Gosh, I hope none of this interferes with the Gleason county fair! Not a chance, but soon revelers are being chased in a mob by a giant spider. This particular spider is a VW Bug with fuzzy legs attached, and apparently you CAN see tire tracks in its wake. The populous forms an angry mob and Skipper is doing his best just to keep order. “They’re hell-bent on destroying that beast!” he says. “You ever see the movie Jaws? It makes that shark look like a goldfish!” Please avoid calling attention to much better movies whilst in a movie where Volkswagens are playing giant spiders. Thank you.

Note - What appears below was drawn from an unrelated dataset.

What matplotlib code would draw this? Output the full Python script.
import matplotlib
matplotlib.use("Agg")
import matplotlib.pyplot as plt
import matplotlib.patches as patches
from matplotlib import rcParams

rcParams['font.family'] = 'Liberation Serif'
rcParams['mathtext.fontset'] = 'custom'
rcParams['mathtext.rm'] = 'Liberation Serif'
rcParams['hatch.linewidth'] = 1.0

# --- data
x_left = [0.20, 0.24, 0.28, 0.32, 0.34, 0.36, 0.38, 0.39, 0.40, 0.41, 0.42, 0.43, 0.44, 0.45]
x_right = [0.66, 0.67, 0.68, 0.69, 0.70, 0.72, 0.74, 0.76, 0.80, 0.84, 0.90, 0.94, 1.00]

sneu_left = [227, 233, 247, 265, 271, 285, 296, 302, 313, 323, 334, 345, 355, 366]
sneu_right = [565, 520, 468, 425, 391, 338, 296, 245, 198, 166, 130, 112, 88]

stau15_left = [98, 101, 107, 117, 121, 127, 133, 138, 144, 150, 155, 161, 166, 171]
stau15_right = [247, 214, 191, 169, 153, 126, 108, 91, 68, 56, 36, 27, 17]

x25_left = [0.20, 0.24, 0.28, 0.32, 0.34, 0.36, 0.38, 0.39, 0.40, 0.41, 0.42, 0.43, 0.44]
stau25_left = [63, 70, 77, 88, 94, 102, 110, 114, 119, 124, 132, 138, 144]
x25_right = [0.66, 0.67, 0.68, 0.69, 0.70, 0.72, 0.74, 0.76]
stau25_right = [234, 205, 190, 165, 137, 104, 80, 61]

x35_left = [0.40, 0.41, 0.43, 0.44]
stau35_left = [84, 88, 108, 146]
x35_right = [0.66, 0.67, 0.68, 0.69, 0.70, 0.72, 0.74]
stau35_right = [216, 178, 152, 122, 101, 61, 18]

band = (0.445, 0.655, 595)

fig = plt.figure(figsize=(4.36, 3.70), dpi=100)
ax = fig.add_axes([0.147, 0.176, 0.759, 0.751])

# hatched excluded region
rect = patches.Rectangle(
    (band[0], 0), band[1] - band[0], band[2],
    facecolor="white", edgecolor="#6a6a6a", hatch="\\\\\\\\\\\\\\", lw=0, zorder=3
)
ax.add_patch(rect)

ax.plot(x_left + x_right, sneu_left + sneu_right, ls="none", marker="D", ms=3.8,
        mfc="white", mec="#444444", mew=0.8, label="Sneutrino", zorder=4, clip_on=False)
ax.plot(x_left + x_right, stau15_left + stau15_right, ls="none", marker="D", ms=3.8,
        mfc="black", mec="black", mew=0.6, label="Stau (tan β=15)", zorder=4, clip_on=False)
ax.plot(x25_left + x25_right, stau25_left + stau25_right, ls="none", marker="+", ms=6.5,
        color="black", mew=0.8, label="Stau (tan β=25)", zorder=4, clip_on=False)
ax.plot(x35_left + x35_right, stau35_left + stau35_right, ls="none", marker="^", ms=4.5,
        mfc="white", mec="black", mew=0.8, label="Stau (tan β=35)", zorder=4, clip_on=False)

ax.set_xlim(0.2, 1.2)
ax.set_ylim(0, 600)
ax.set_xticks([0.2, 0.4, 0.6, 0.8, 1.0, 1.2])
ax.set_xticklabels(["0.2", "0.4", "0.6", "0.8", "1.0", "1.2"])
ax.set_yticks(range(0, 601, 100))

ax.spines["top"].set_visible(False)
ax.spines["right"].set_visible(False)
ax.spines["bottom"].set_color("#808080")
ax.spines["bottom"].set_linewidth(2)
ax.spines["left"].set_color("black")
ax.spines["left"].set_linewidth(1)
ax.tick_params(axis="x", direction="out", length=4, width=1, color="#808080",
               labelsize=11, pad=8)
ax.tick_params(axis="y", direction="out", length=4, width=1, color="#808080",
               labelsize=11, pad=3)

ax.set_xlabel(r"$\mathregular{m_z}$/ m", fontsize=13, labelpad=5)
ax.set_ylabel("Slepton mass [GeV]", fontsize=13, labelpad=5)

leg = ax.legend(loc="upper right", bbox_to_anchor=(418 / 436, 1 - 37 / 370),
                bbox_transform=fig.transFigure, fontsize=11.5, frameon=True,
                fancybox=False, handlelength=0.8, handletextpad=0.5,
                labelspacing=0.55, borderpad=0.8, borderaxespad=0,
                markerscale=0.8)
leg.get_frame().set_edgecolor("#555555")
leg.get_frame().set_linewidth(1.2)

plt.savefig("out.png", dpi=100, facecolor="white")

So after the spider devours some random cop that I don’t think we’ve seen before—and who pretty much runs up and jumps into its mouth—it’s in position for them to drop a grenade on it. They do, and it explodes, but you will notice that the explosion footage is run backwards. It was only upon reading the IMDb that I learned that this is supposed to represent the black hole closing. That’s right, the most destructive force in the universe, closed for good with a simple hand grenade. Then the giant spider, so some unbeknownst reason, starts melting and there’s a ton of lovingly-captured spider-glop. Why? I don’t know.
Now, since it is not immediately apparent that the black hole was closed, one can be forgiven for thinking “Uh, what about the rip in the fabric of space and time that they have a’goin’ on in that field there? Isn’t that kind of a problem, too?” But even if one accepts that it’s closed, what about all the other spiders of varying sizes that are still all over town? Can we consider the situation truly “resolved?” Maybe they were all eradicated with such ease that it’s just not worth even seeing. Plus, the movie can’t go on forever; this isn’t War and Peace, you know.
< < < SPOILERS END
Overall, definitely a worthwhile slab of fun giant monster b-movie bang for your buck. It’s so ludicrously silly all the way through, with outrageous characters like our saucy female drunk, stupid ideas like the black hole in the middle of a field, and, of course, giant spiders, which it’s nearly impossible to go wrong with. I would have liked to have been able to watch it without the commentary of the MST3K guys, as one doesn’t really get a sense of the atmosphere of the movie with them yakking the whole time, but they were very, very funny and did have me cutting up quite a few times.
Ah, so that’s it. If you like 70s movies about rednecks and giant man-eating monsters from space, well, here you go.
I suspect you probably should, if the whole idea appeals to you at all.